[Rows from a dataset of charts and code]
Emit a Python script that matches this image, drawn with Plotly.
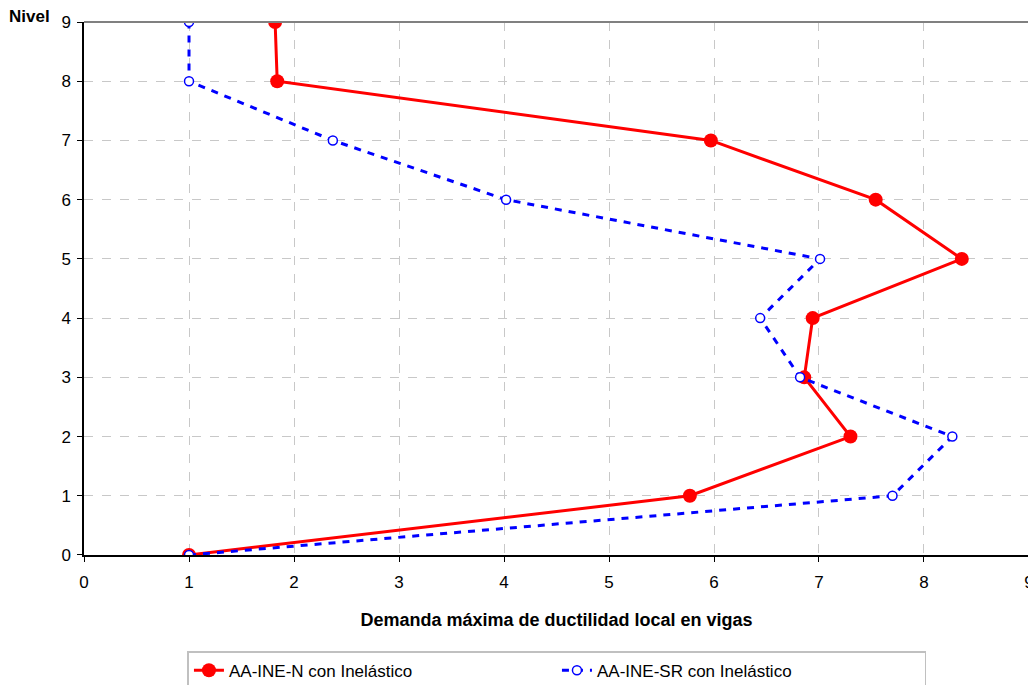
import plotly.graph_objects as go

niveles = [0, 1, 2, 3, 4, 5, 6, 7, 8, 9]
ductilidad_n = [1.0, 5.77, 7.30, 6.86, 6.94, 8.36, 7.54, 5.97, 1.84, 1.82]
ductilidad_sr = [1.0, 7.70, 8.27, 6.82, 6.44, 7.01, 4.02, 2.37, 1.0, 1.0]

fig = go.Figure()

fig.add_trace(go.Scatter(
    x=ductilidad_n, y=niveles, mode="lines+markers",
    name="AA-INE-N con Inelástico",
    line=dict(color="#ff0000", width=3),
    marker=dict(color="#ff0000", size=14, symbol="circle"),
))

fig.add_trace(go.Scatter(
    x=ductilidad_sr, y=niveles, mode="lines+markers",
    name="AA-INE-SR con Inelástico",
    line=dict(color="#0000ff", width=3, dash="7px,7px"),
    marker=dict(color="white", size=9, symbol="circle",
                line=dict(color="#0000ff", width=1.5)),
))

fam = "Liberation Sans, Arial"
font = dict(family=fam, size=17, color="black")

axis_common = dict(
    range=[-0.0001, 9.0001], dtick=1, showgrid=True,
    gridcolor="#c8c8c8", griddash="dash", gridwidth=1,
    ticks="outside", ticklen=5, tickcolor="black",
    tickfont=font, automargin=False, ticklabeloverflow="allow",
    zeroline=False, showline=True, linecolor="black", linewidth=1.5,
)

fig.update_xaxes(**axis_common, ticklabelstandoff=6,
                 title=dict(text="<b>Demanda máxima de ductilidad local en vigas</b>",
                            font=dict(family=fam, size=18, color="black"), standoff=22))
fig.update_yaxes(**axis_common, ticklabelstandoff=3)

# grey frame on top and right of the plot area
fig.add_shape(type="line", xref="paper", yref="paper", x0=0, x1=1, y0=1, y1=1,
              line=dict(color="#808080", width=2))
fig.add_shape(type="line", xref="paper", yref="paper", x0=1, x1=1, y0=0, y1=1,
              line=dict(color="#a0a0a0", width=2))

fig.add_annotation(text="<b>Nivel</b>", xref="paper", yref="paper",
                   x=-0.034, y=1.011, xanchor="right", yanchor="middle",
                   showarrow=False, font=dict(family=fam, size=17, color="black"))

# the page adds an 8px body margin, so the figure is made 8px smaller
fig.update_layout(
    width=1028, height=677,
    margin=dict(l=76, r=7, t=14, b=130),
    plot_bgcolor="white", paper_bgcolor="white",
    font=font,
    legend=dict(orientation="h", xref="container", yref="container",
                x=0.534, xanchor="center", y=0.05, yanchor="top",
                bordercolor="#c0c0c0", borderwidth=1.5, entrywidth=323,
                font=font),
)

fig.write_html("out.html")
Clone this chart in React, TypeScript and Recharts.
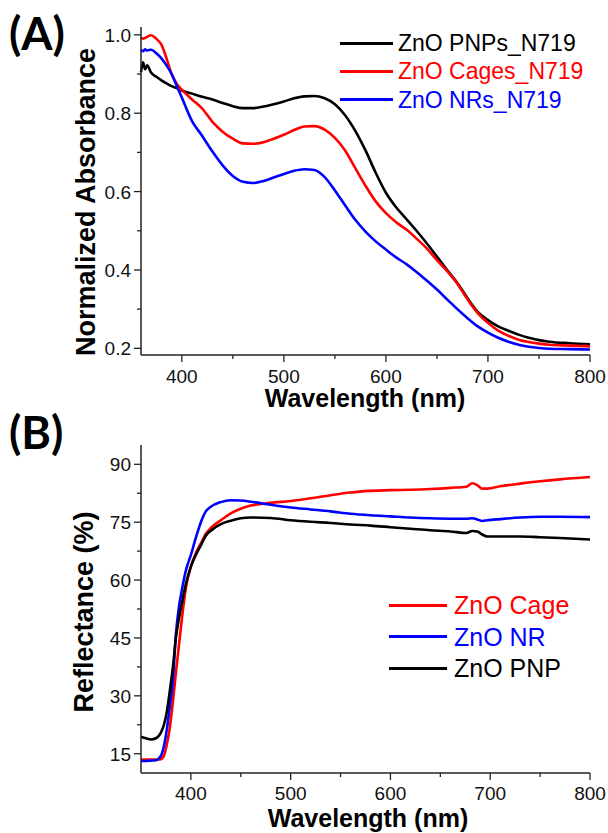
import { Label, Line, LineChart, XAxis, YAxis } from "recharts";

// (A) normalized absorbance, dye-loaded films
const absWavelength = [
  360, 362, 364, 366, 370, 375, 380, 385, 390, 395, 400, 410, 420, 430, 440,
  450, 460, 470, 480, 490, 500, 510, 520, 530, 540, 550, 560, 570, 580, 590,
  600, 610, 620, 630, 640, 650, 660, 670, 680, 690, 700, 710, 720, 730, 740,
  750, 760, 780, 800,
];
const absPnp = [
  0.905, 0.93, 0.912, 0.922, 0.903, 0.893, 0.884, 0.876, 0.869, 0.864, 0.858,
  0.85, 0.842, 0.835, 0.826, 0.818, 0.813, 0.813, 0.817, 0.823, 0.83, 0.838,
  0.843, 0.844, 0.838, 0.823, 0.795, 0.755, 0.705, 0.648, 0.597, 0.56, 0.53,
  0.5, 0.468, 0.434, 0.4, 0.367, 0.328, 0.293, 0.272, 0.256, 0.245, 0.235,
  0.227, 0.221, 0.217, 0.213, 0.21,
];
const absCage = [
  0.993, 0.99, 0.992, 0.995, 0.999, 0.99, 0.975, 0.94, 0.9, 0.875, 0.86, 0.835,
  0.812, 0.778, 0.753, 0.735, 0.723, 0.722, 0.726, 0.735, 0.745, 0.757, 0.766,
  0.767, 0.758, 0.737, 0.705, 0.66, 0.615, 0.575, 0.545, 0.522, 0.503, 0.48,
  0.455, 0.425, 0.397, 0.365, 0.325, 0.29, 0.265, 0.245, 0.232, 0.222, 0.216,
  0.212, 0.209, 0.207, 0.205,
];
const absNr = [
  0.962, 0.958, 0.963, 0.96, 0.962, 0.953, 0.94, 0.922, 0.9, 0.87, 0.84, 0.78,
  0.742, 0.702, 0.667, 0.64, 0.625, 0.622, 0.627, 0.636, 0.645, 0.653, 0.657,
  0.655, 0.637, 0.603, 0.565, 0.528, 0.498, 0.473, 0.452, 0.432, 0.415, 0.395,
  0.373, 0.35, 0.325, 0.3, 0.277, 0.256, 0.24, 0.227, 0.217, 0.209, 0.204,
  0.201, 0.199, 0.198, 0.197,
];

// (B) diffuse reflectance of bare films
const refWavelength = [
  350, 355, 360, 365, 370, 373, 376, 379, 382, 385, 388, 391, 395, 400, 405,
  410, 415, 420, 430, 440, 450, 460, 480, 500, 520, 540, 560, 580, 600, 620,
  640, 660, 676, 682, 687, 692, 697, 710, 730, 750, 770, 800,
];
const refCage = [
  13.5, 13.5, 13.5, 13.5, 13.6, 14.5, 17.5, 22, 28.5, 36, 43, 50, 58, 63.5,
  67, 69.5, 72, 73.5, 75.5, 77.3, 78.5, 79.3, 80, 80.5, 81.2, 82, 82.7, 83.1,
  83.3, 83.4, 83.6, 83.9, 84.2, 85.1, 84.6, 83.7, 83.7, 84.3, 85, 85.6, 86.1,
  86.7,
];
const refNr = [
  13.1, 13.1, 13.2, 13.3, 14.5, 17, 21.5, 27.5, 34, 46, 53, 57.5, 62.5, 66.5,
  71, 75, 77.8, 79, 80.2, 80.7, 80.6, 80.3, 79.5, 78.8, 78.3, 77.8, 77.2, 76.8,
  76.5, 76.2, 76, 75.9, 75.9, 76, 75.7, 75.3, 75.5, 75.8, 76.2, 76.4, 76.4,
  76.3,
];
const refPnp = [
  19.4, 19, 18.7, 19, 20.5, 22.5, 26, 31.5, 37.5, 45, 50, 54, 59, 63.5, 66.5,
  69, 71.5, 72.8, 74.5, 75.4, 76, 76.2, 76.1, 75.5, 75.1, 74.8, 74.4, 74.1,
  73.7, 73.3, 72.9, 72.6, 72.2, 72.7, 72.6, 71.8, 71.3, 71.3, 71.3, 71.1, 70.9,
  70.5,
];

const xTicks = [400, 450, 500, 550, 600, 650, 700, 750, 800];
const xMajor = [400, 500, 600, 700, 800];
const absTicks = [0.2, 0.3, 0.4, 0.5, 0.6, 0.7, 0.8, 0.9, 1.0];
const absMajor = [0.2, 0.4, 0.6, 0.8, 1.0];
const refTicks = [15, 22.5, 30, 37.5, 45, 52.5, 60, 67.5, 75, 82.5, 90];
const refMajor = [15, 30, 45, 60, 75, 90];

const absSeries = [
  { key: "pnp", name: "ZnO PNPs_N719", color: "#000000" },
  { key: "cage", name: "ZnO Cages_N719", color: "#ff0000" },
  { key: "nr", name: "ZnO NRs_N719", color: "#0000ff" },
];
const refSeries = [
  { key: "cage", name: "ZnO Cage", color: "#ff0000" },
  { key: "nr", name: "ZnO NR", color: "#0000ff" },
  { key: "pnp", name: "ZnO PNP", color: "#000000" },
];

const absData = absWavelength.map((wl, i) => ({
  wl,
  pnp: absPnp[i],
  cage: absCage[i],
  nr: absNr[i],
}));
const refData = refWavelength.map((wl, i) => ({
  wl,
  cage: refCage[i],
  nr: refNr[i],
  pnp: refPnp[i],
}));

const tickFont = "'Liberation Sans', Arial, sans-serif";
const axisColor = "#222";

function makeXTick(labelOffset: number) {
  return (props: any) => {
    const { x, y, payload } = props;
    const major = xMajor.includes(payload.value);
    return (
      <g>
        <line x1={x} x2={x} y1={y} y2={y + (major ? 7 : 4)} stroke={axisColor} strokeWidth={1.3} />
        {major && (
          <text x={x} y={y + labelOffset} textAnchor="middle" fontSize={19} fontFamily={tickFont} fill="#111">
            {payload.value}
          </text>
        )}
      </g>
    );
  };
}

function makeYTick(majors: number[], digits: number) {
  return (props: any) => {
    const { x, y, payload } = props;
    const major = majors.includes(payload.value);
    return (
      <g>
        <line x1={x} x2={x - (major ? 7 : 4)} y1={y} y2={y} stroke={axisColor} strokeWidth={1.3} />
        {major && (
          <text x={x - 10} y={y + 7} textAnchor="end" fontSize={19} fontFamily={tickFont} fill="#111">
            {payload.value.toFixed(digits)}
          </text>
        )}
      </g>
    );
  };
}

function LegendBox({ items, top, rowGap, lineLeft, lineLen, textLeft, fontSize }: any) {
  return (
    <>
      {items.map((s: any, i: number) => (
        <div key={s.key}>
          <div
            style={{
              position: "absolute",
              left: lineLeft,
              top: top + i * rowGap - 1.5,
              width: lineLen,
              height: 3,
              background: s.color,
            }}
          />
          <div
            style={{
              position: "absolute",
              left: textLeft,
              top: top + i * rowGap - 15,
              height: 30,
              lineHeight: "30px",
              fontSize,
              fontFamily: tickFont,
              color: s.color,
              whiteSpace: "nowrap",
            }}
          >
            {s.name}
          </div>
        </div>
      ))}
    </>
  );
}

function PanelLabel({ text, top }: { text: string; top: number }) {
  return (
    <div
      style={{
        position: "absolute",
        left: 9,
        top,
        fontFamily: "Lato, 'Open Sans', sans-serif",
        fontWeight: 700,
        fontSize: 45,
        lineHeight: "45px",
        color: "#000",
      }}
    >
      {text}
    </div>
  );
}

export default function App() {
  return (
    <div style={{ position: "absolute", left: 0, top: 0, width: 608, height: 833, background: "#fff" }}>
      <div style={{ position: "absolute", left: 0, top: 0 }}>
        <LineChart width={608} height={415} data={absData} margin={{ top: 27, right: 18, bottom: 0, left: 0 }}>
          <XAxis
            dataKey="wl"
            type="number"
            domain={[360, 800]}
            ticks={xTicks}
            interval={0}
            height={60}
            tickSize={0}
            tickMargin={0}
            tickLine={false}
            tick={makeXTick(28)}
            axisLine={{ stroke: axisColor, strokeWidth: 1.5 }}
          >
            <Label
              content={() => (
                <text x={365} y={407} textAnchor="middle" fontSize={25} fontWeight={700} fontFamily={tickFont}>
                  Wavelength (nm)
                </text>
              )}
            />
          </XAxis>
          <XAxis xAxisId="top" dataKey="wl" type="number" domain={[360, 800]} orientation="top" height={0} tick={false} tickLine={false} axisLine={{ stroke: axisColor, strokeWidth: 1.3 }} />
          <YAxis
            type="number"
            domain={[0.183, 1.02]}
            ticks={absTicks}
            interval={0}
            width={141}
            tickSize={0}
            tickMargin={0}
            tickLine={false}
            tick={makeYTick(absMajor, 1)}
            axisLine={{ stroke: axisColor, strokeWidth: 1.5 }}
          >
            <Label
              content={() => (
                <text x={95} y={202} transform="rotate(-90 95 202)" textAnchor="middle" fontSize={27} fontWeight={700} fontFamily={tickFont}>
                  Normalized Absorbance
                </text>
              )}
            />
          </YAxis>
          <YAxis yAxisId="right" type="number" domain={[0.183, 1.02]} orientation="right" width={0} tick={false} tickLine={false} axisLine={{ stroke: axisColor, strokeWidth: 1.5 }} />
          {absSeries.map((s) => (
            <Line
              key={s.key}
              dataKey={s.key}
              name={s.name}
              type="monotone"
              stroke={s.color}
              strokeWidth={2.6}
              dot={false}
              isAnimationActive={false}
            />
          ))}
        </LineChart>
      </div>
      <div style={{ position: "absolute", left: 0, top: 400 }}>
        <LineChart width={608} height={433} data={refData} margin={{ top: 45, right: 18, bottom: 0, left: 0 }}>
          <XAxis
            dataKey="wl"
            type="number"
            domain={[350, 800]}
            ticks={xTicks}
            interval={0}
            height={60}
            tickSize={0}
            tickMargin={0}
            tickLine={false}
            tick={makeXTick(27)}
            axisLine={{ stroke: axisColor, strokeWidth: 1.5 }}
          >
            <Label
              content={() => (
                <text x={368} y={427} textAnchor="middle" fontSize={25} fontWeight={700} fontFamily={tickFont}>
                  Wavelength (nm)
                </text>
              )}
            />
          </XAxis>
          <XAxis xAxisId="top" dataKey="wl" type="number" domain={[350, 800]} orientation="top" height={0} tick={false} tickLine={false} axisLine={{ stroke: axisColor, strokeWidth: 1.3 }} />
          <YAxis
            type="number"
            domain={[10, 95]}
            ticks={refTicks}
            interval={0}
            width={141}
            tickSize={0}
            tickMargin={0}
            tickLine={false}
            tick={makeYTick(refMajor, 0)}
            axisLine={{ stroke: axisColor, strokeWidth: 1.5 }}
          >
            <Label
              content={() => (
                <text x={93} y={212} transform="rotate(-90 93 212)" textAnchor="middle" fontSize={27} fontWeight={700} fontFamily={tickFont}>
                  Reflectance (%)
                </text>
              )}
            />
          </YAxis>
          <YAxis yAxisId="right" type="number" domain={[10, 95]} orientation="right" width={0} tick={false} tickLine={false} axisLine={{ stroke: "#555", strokeWidth: 2 }} />
          {refSeries.map((s) => (
            <Line
              key={s.key}
              dataKey={s.key}
              name={s.name}
              type="monotone"
              stroke={s.color}
              strokeWidth={2.6}
              dot={false}
              isAnimationActive={false}
            />
          ))}
        </LineChart>
      </div>
      <LegendBox items={absSeries} top={43} rowGap={28.3} lineLeft={340} lineLen={53} textLeft={398} fontSize={23} />
      <LegendBox items={refSeries} top={605} rowGap={31.6} lineLeft={389} lineLen={58} textLeft={454} fontSize={25} />
      <PanelLabel text="(A)" top={11} />
      <PanelLabel text="(B)" top={410} />
    </div>
  );
}
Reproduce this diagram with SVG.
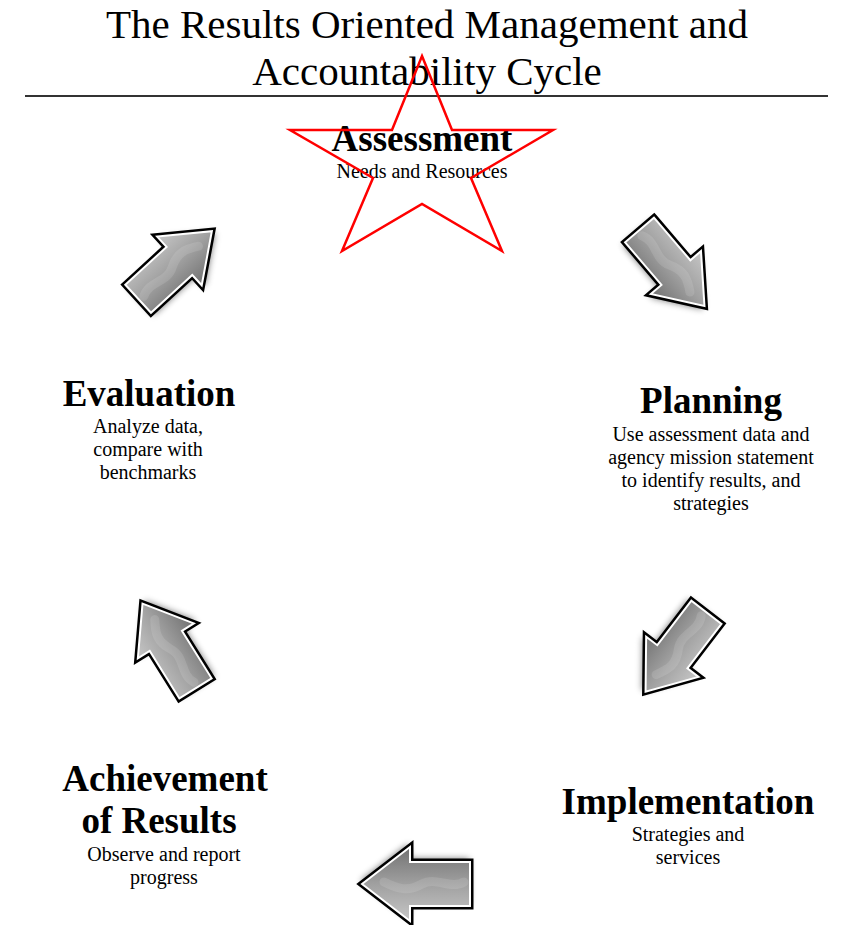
<svg xmlns="http://www.w3.org/2000/svg" xmlns:xlink="http://www.w3.org/1999/xlink" width="843" height="925" viewBox="0 0 843 925">
  <style>
    .title { font-family: "Liberation Serif", "Times New Roman", serif; font-size: 41px; fill: #000; text-anchor: middle; }
    .head { font-family: "Liberation Serif", "Times New Roman", serif; font-size: 37px; font-weight: bold; fill: #000; text-anchor: middle; }
    .sub { font-family: "Liberation Serif", "Times New Roman", serif; font-size: 20px; fill: #000; text-anchor: middle; }
    .arrow-shadow { fill: #000; opacity: 0.6; filter: url(#soft); }
    .arrow-edge { fill: none; stroke: #000; stroke-width: 7; stroke-linejoin: miter; }
    .arrow-body { fill: url(#metal); stroke: #fff; stroke-width: 2; stroke-linejoin: miter; }
    .arrow-wave { fill: none; stroke: #fff; stroke-opacity: 0.12; stroke-width: 9; stroke-linecap: round; }
  </style>
  <defs>
    <filter id="soft" x="-30%" y="-30%" width="160%" height="160%">
      <feGaussianBlur stdDeviation="3.5"/>
    </filter>
    <linearGradient id="metal" x1="0" y1="0" x2="0" y2="1">
      <stop offset="0" stop-color="#c6c6c6"/>
      <stop offset="0.5" stop-color="#a0a0a0"/>
      <stop offset="1" stop-color="#727272"/>
    </linearGradient>
    <!-- block arrow pointing along +x, centred on the origin -->
    <path id="arrowShape" d="M-50,-19 L6,-19 L6,-33 L50,0 L6,33 L6,19 L-50,19 Z"/>
    <path id="arrowShapeLg" d="M-54,-22 L6,-22 L6,-37 L54,0 L6,37 L6,22 L-54,22 Z"/>
    <g id="arrow">
      <use xlink:href="#arrowShape" class="arrow-shadow" transform="translate(1,3)"/>
      <use xlink:href="#arrowShape" class="arrow-edge"/>
      <use xlink:href="#arrowShape" class="arrow-body"/>
      <path class="arrow-wave" d="M-44,2 C-30,-6 -18,8 -4,0 S18,-5 30,2"/>
    </g>
    <g id="arrowLg">
      <use xlink:href="#arrowShapeLg" class="arrow-shadow" transform="translate(1,3)"/>
      <use xlink:href="#arrowShapeLg" class="arrow-edge"/>
      <use xlink:href="#arrowShapeLg" class="arrow-body"/>
      <path class="arrow-wave" d="M-48,2 C-34,-6 -20,8 -6,0 S18,-5 32,2"/>
    </g>
  </defs>

  <rect width="843" height="925" fill="#fff"/>

  <!-- heading -->
  <g id="title">
    <text class="title" x="427" y="38">The Results Oriented Management and</text>
    <text class="title" x="427" y="85">Accountability Cycle</text>
    <line x1="25" y1="96" x2="828" y2="96" stroke="#333" stroke-width="2"/>
  </g>

  <!-- cycle stages -->
  <g id="assessment">
    <text class="head" x="422" y="151">Assessment</text>
    <text class="sub" x="422" y="178">Needs and Resources</text>
    <polygon points="422,56 452,130 553,130 471,178 502,251 422,204 342,251 373,178 290,130 392,130" fill="none" stroke="#f00" stroke-width="2.5"/>
  </g>

  <g id="planning">
    <text class="head" x="711" y="413">Planning</text>
    <text class="sub" x="711" y="441">Use assessment data and</text>
    <text class="sub" x="711" y="464">agency mission statement</text>
    <text class="sub" x="711" y="487">to identify results, and</text>
    <text class="sub" x="711" y="510">strategies</text>
  </g>

  <g id="implementation">
    <text class="head" x="688" y="814">Implementation</text>
    <text class="sub" x="688" y="841">Strategies and</text>
    <text class="sub" x="688" y="864">services</text>
  </g>

  <g id="achievement">
    <text class="head" x="165" y="791">Achievement</text>
    <text class="head" x="159" y="833">of Results</text>
    <text class="sub" x="164" y="861">Observe and report</text>
    <text class="sub" x="164" y="884">progress</text>
  </g>

  <g id="evaluation">
    <text class="head" x="149" y="406">Evaluation</text>
    <text class="sub" x="148" y="433">Analyze data,</text>
    <text class="sub" x="148" y="456">compare with</text>
    <text class="sub" x="148" y="479">benchmarks</text>
  </g>

  <!-- connectors between stages -->
  <g id="connectors">
    <use xlink:href="#arrow" transform="translate(672,268) rotate(49.5)"/>
    <use xlink:href="#arrow" transform="translate(676,652) rotate(127.5)"/>
    <use xlink:href="#arrowLg" transform="translate(416,884) rotate(180)"/>
    <use xlink:href="#arrow" transform="translate(169,646) rotate(-122)"/>
    <use xlink:href="#arrow" transform="translate(175,265) rotate(-42.5)"/>
  </g>
</svg>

Stated task: Return every line of the preceding records in which the word "with" appears.

Correct answer:
Emit a Python script that matches this image, drawn with Plotly.
Reproduce this diagram with SVG.
    <text class="sub" x="148" y="456">compare with</text>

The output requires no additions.